Back to fixing my plugin :-) !

Thursday Aug 24, 2006

I was playing around with the Netbeans API, and used it to create a little review comment collector plugin to record review comments in code.

My team (The N1 Service Provisioning System development team - http://www.sun.com/software/products/service_provisioning/index.xml) uses an in house tool developed by one of the team members to do code reviews. This tool is used as a central place to put in all code review comments as the review passes through several phases before check in.

However, the process of entering review comments was getting really out of hand for me. Every review entry would be something like this:

File : xyz.java
Line: 291
Code: public static void main(String args[]) {
Comments:
1. Do this
2. Do that

Lot of work to be done for something so simple. Netbeans to the rescue!

Here's what I do in Netbeans now (with the help of my plugin):

1. Right click on the line where I want to put a review comment:

2. This throws up a dialog box for entering comments:

3. After entering the comments, I press 'OK' and the comments get recorded in the Comment Collector Window (top left) and an annotation appears on the line on which the comment was added:

4. I do this for all the files which I have to review. All the comments have now been collected in the Collector window.
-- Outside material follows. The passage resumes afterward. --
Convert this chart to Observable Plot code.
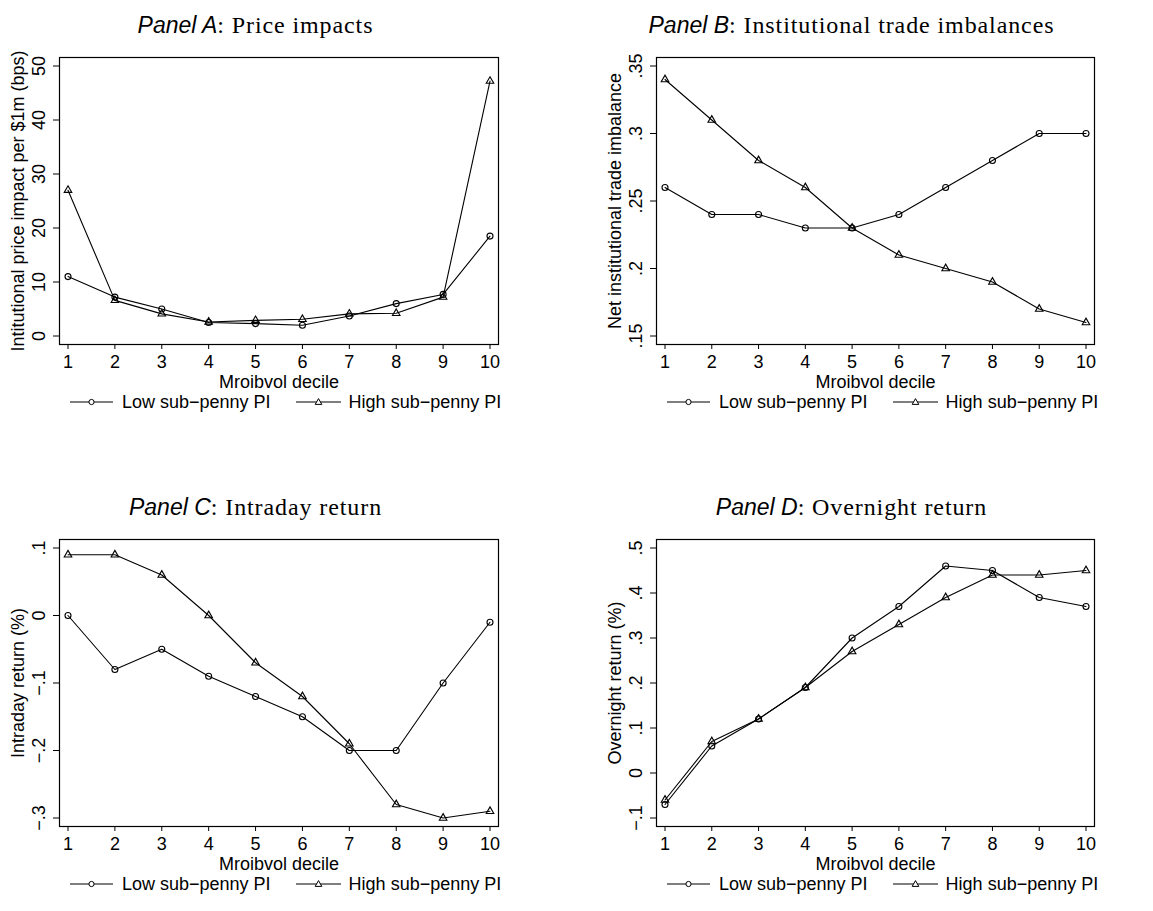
<!DOCTYPE html>
<html>
<head>
<meta charset="utf-8">
<script src="https://cdn.jsdelivr.net/npm/d3@7"></script>
<script src="https://cdn.jsdelivr.net/npm/@observablehq/plot@0.6"></script>
<style>
  body { margin: 0; background: #fff; }
  #page { position: relative; width: 1153px; height: 911px; overflow: hidden; background: #fff; }
  .panel { position: absolute; }
  .title { position: absolute; text-align: center; font-size: 24px; line-height: 24px; white-space: nowrap; color: #000; }
  .title .it { font-family: "Liberation Sans", Arial, sans-serif; font-style: italic; font-size: 23px; }
  .title .rm { font-family: "Liberation Serif", "Times New Roman", serif; letter-spacing: 0.9px; }
  .legend { position: absolute; display: flex; align-items: center; font-family: "Liberation Sans", Arial, sans-serif;
            font-size: 18px; line-height: 18px; white-space: nowrap; color: #000; }
  .legend svg { display: block; }
</style>
</head>
<body>
<div id="page"></div>
<script>
// Mroibvol deciles on the x axis
const deciles = [1, 2, 3, 4, 5, 6, 7, 8, 9, 10];
const seriesNames = ["Low sub\u2212penny PI", "High sub\u2212penny PI"];
const xLabel = "Mroibvol decile";

// Panel A: institutional price impact per $1m (bps)
const priceImpactLow  = [11.0, 7.2, 5.0, 2.5, 2.3, 2.0, 3.7, 6.0, 7.7, 18.5];
const priceImpactHigh = [27.0, 6.6, 4.1, 2.6, 2.9, 3.1, 4.1, 4.2, 7.2, 47.2];
const priceImpactTicks = [0, 10, 20, 30, 40, 50];

// Panel B: net institutional trade imbalance
const imbalanceLow  = [0.26, 0.24, 0.24, 0.23, 0.23, 0.24, 0.26, 0.28, 0.30, 0.30];
const imbalanceHigh = [0.34, 0.31, 0.28, 0.26, 0.23, 0.21, 0.20, 0.19, 0.17, 0.16];
const imbalanceTicks = [0.15, 0.2, 0.25, 0.3, 0.35];

// Panel C: intraday return (%)
const intradayLow  = [0.00, -0.08, -0.05, -0.09, -0.12, -0.15, -0.20, -0.20, -0.10, -0.01];
const intradayHigh = [0.09, 0.09, 0.06, 0.00, -0.07, -0.12, -0.19, -0.28, -0.30, -0.29];
const intradayTicks = [-0.3, -0.2, -0.1, 0, 0.1];

// Panel D: overnight return (%)
const overnightLow  = [-0.07, 0.06, 0.12, 0.19, 0.30, 0.37, 0.46, 0.45, 0.39, 0.37];
const overnightHigh = [-0.06, 0.07, 0.12, 0.19, 0.27, 0.33, 0.39, 0.44, 0.44, 0.45];
const overnightTicks = [-0.1, 0, 0.1, 0.2, 0.3, 0.4, 0.5];

// Stata-style numbers: no leading zero, true minus sign
const stataNum = v => {
  if (v === 0) return "0";
  const s = String(+Math.abs(v).toFixed(4)).replace(/^0\./, ".");
  return (v < 0 ? "\u2212" : "") + s;
};

const page = document.getElementById("page");

const panels = [
  {letter: "A", name: "Price impacts", low: priceImpactLow, high: priceImpactHigh, ticks: priceImpactTicks,
   yLabel: "Intitutional price impact per $1m (bps)", left: 0, top: 40, width: 576, marginLeft: 59, marginRight: 78,
   titleLeft: 0, titleWidth: 511},
  {letter: "B", name: "Institutional trade imbalances", low: imbalanceLow, high: imbalanceHigh, ticks: imbalanceTicks,
   yLabel: "Net institutional trade imbalance", left: 576, top: 40, width: 577, marginLeft: 80, marginRight: 59,
   titleLeft: 576, titleWidth: 551},
  {letter: "C", name: "Intraday return", low: intradayLow, high: intradayHigh, ticks: intradayTicks,
   yLabel: "Intraday return (%)", left: 0, top: 522, width: 576, marginLeft: 59, marginRight: 78,
   titleLeft: 0, titleWidth: 511},
  {letter: "D", name: "Overnight return", low: overnightLow, high: overnightHigh, ticks: overnightTicks,
   yLabel: "Overnight return (%)", left: 576, top: 522, width: 577, marginLeft: 80, marginRight: 59,
   titleLeft: 576, titleWidth: 551}
];

const marginTop = 17, marginBottom = 50, plotHeight = 354;

function legendSymbol(kind, width) {
  const ns = "http://www.w3.org/2000/svg";
  const svg = document.createElementNS(ns, "svg");
  svg.setAttribute("width", width);
  svg.setAttribute("height", 10);
  const line = document.createElementNS(ns, "line");
  line.setAttribute("x1", 0); line.setAttribute("x2", width);
  line.setAttribute("y1", 5); line.setAttribute("y2", 5);
  line.setAttribute("stroke", "black"); line.setAttribute("stroke-width", 1.1);
  svg.appendChild(line);
  const cx = width / 2;
  let m;
  if (kind === "circle") {
    m = document.createElementNS(ns, "circle");
    m.setAttribute("cx", cx); m.setAttribute("cy", 5); m.setAttribute("r", 2.6);
  } else {
    m = document.createElementNS(ns, "path");
    m.setAttribute("d", `M${cx},${1.6}L${cx + 3.3},${7.4}L${cx - 3.3},${7.4}Z`);
  }
  m.setAttribute("fill", "white"); m.setAttribute("stroke", "black"); m.setAttribute("stroke-width", 1);
  svg.appendChild(m);
  return svg;
}

for (const p of panels) {
  const rows = deciles.flatMap((d, i) => [
    {decile: d, value: p.low[i], series: seriesNames[0]},
    {decile: d, value: p.high[i], series: seriesNames[1]}
  ]);
  const low = rows.filter(r => r.series === seriesNames[0]);
  const high = rows.filter(r => r.series === seriesNames[1]);

  const chart = Plot.plot({
    width: p.width,
    height: plotHeight,
    marginLeft: p.marginLeft,
    marginRight: p.marginRight,
    marginTop,
    marginBottom,
    style: {fontFamily: "'Liberation Sans', Arial, sans-serif", fontSize: "18px", color: "black", background: "white", overflow: "visible"},
    x: {domain: [1, 10], inset: 8.5},
    y: {domain: [p.ticks[0], p.ticks[p.ticks.length - 1]], inset: 8.5},
    marks: [
      Plot.line(low, {x: "decile", y: "value", stroke: "black", strokeWidth: 1.1}),
      Plot.line(high, {x: "decile", y: "value", stroke: "black", strokeWidth: 1.1}),
      Plot.dot(low, {x: "decile", y: "value", symbol: "circle", r: 3, stroke: "black", fill: "none", strokeWidth: 1.1}),
      Plot.dot(high, {x: "decile", y: "value", symbol: "triangle", r: 2.8, stroke: "black", fill: "none", strokeWidth: 1.1}),
      Plot.frame({stroke: "black", strokeWidth: 1.2}),
      Plot.axisX({ticks: deciles, tickSize: 5, tickPadding: 5.7, tickFormat: d => String(d), label: null, fontSize: 18}),
      Plot.axisY({ticks: p.ticks, tickSize: 6, tickRotate: -90, tickPadding: 8.3, tickFormat: stataNum, label: null, fontSize: 18}),
      Plot.text([xLabel], {frameAnchor: "bottom", dy: 43, lineAnchor: "bottom", textAnchor: "middle", fontSize: 18}),
      Plot.text([p.yLabel], {frameAnchor: "left", dx: -35.5, rotate: -90, lineAnchor: "bottom", textAnchor: "middle", fontSize: 18})
    ]
  });
  const holder = document.createElement("div");
  holder.className = "panel";
  holder.style.left = p.left + "px";
  holder.style.top = p.top + "px";
  holder.appendChild(chart);
  page.appendChild(holder);

  // Title: italic sans panel letter followed by a serif description
  const title = document.createElement("div");
  title.className = "title";
  title.style.left = p.titleLeft + "px";
  title.style.width = p.titleWidth + "px";
  title.style.top = (p.top - 27) + "px";
  const it = document.createElement("span");
  it.className = "it";
  it.textContent = "Panel " + p.letter;
  const rm = document.createElement("span");
  rm.className = "rm";
  rm.textContent = ": " + p.name;
  title.append(it, rm);
  page.appendChild(title);

  // Legend row below the x-axis title
  const legend = document.createElement("div");
  legend.className = "legend";
  legend.style.left = (p.left + p.marginLeft + 11) + "px";
  legend.style.top = (p.top + plotHeight - marginBottom + 49) + "px";
  const t1 = document.createElement("span");
  t1.textContent = seriesNames[0];
  t1.style.marginLeft = "9px";
  const s2 = legendSymbol("triangle", 45);
  s2.style.marginLeft = "25px";
  const t2 = document.createElement("span");
  t2.textContent = seriesNames[1];
  t2.style.marginLeft = "8px";
  legend.append(legendSymbol("circle", 43), t1, s2, t2);
  page.appendChild(legend);
}
</script>
</body>
</html>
I now hit the "Export" button to get the whole list of comments ready to copy and paste into our internal review tool.

Time invested on this plugin : 1 day
Time saved : Much much more than 1 day :-)

Point : Developing Netbeans Plugins is a piece of cake. Thanks to the efforts of the Netbeans team who have done a fabulous job of documenting things and producing a bunch of 5 star tutorials. Just go to http://platform.netbeans.org/tutorials !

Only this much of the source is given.